Ebenso unbestritten wie die Beeinträchtigung der Landwirte ist, dass die Anwohner der Durchgangsstraßen und hier vor allem der Winnender Straße stark belastet sind – und zwar nicht nur durch Autos, sondern auch durch Lastwagen. Zur Hauptverkehrszeit komme man kaum über die Straße, von Lärm und Abgasen ganz zu schweigen. „Das ist schon an der Grenze zur Gesundheitsgefährdung“, so einer der Gutachter.

Alle Argumente wurden vorgetragen

Es geht also für beide Seiten um viel. 31 dicke Aktenordner füllen die vorgelegten Schriftsätze, und auch in der etwa dreieinhalbstündigen Verhandlung hatten die Richter noch viele detaillierte Nachfragen – etwa dazu, welcher Anteil an Fahrzeugen nur durch Affalterbach fahre und wie viele nur im Ort unterwegs seien, oder dazu, warum die Gemeinde glaube, die geplante Straße sei dann eine kommunale Straße. Aus Sicht der Richterin müsste es eine Landesstraße sein. Ob das dann in der Einschätzung des Gerichts eine Rolle spielt, blieb offen. Generell war keine Tendenz erkennbar, wie das Verfahren ausgehen könnte. „Die Argumente liegen auf dem Tisch; der Senat wird sich damit befassen“, sagte Dürig lediglich. Auch Bürgermeister Steffen Döttinger meinte: „Niemand kann das einschätzen, man muss einfach abwarten.“ Es sei jedenfalls gut, dass alle Argumente pro und kontra auf Augenhöhe vorgebracht werden konnten.

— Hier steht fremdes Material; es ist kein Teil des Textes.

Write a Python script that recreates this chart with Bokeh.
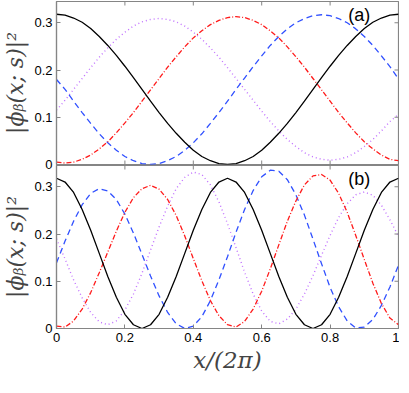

Dass der Verwaltungsgerichtshof Straßenbaupläne durchaus stoppen kann, wurde im letzten Herbst in Enzweihingen deutlich. Die Richter waren den Eilanträgen von Naturschutzverbänden gegen das Planfeststellungsverfahren für eine Verlegung der B 10 gefolgt und machten nicht viel Hoffnung für das Hauptverfahren. Auch das erwähnten die Anwälte der Affalterbacher Landwirte. Der Fall liege anders, konterte ein Naturschutzexperte. Konkret gehe es darum, ob eine der Brücken geeignet ist, dass sie von Fledermäusen unterquert wird. In Enzweihingen seien bei der Brücke die Querschnitte, die in Affalterbach geplant seien, nicht erreicht worden.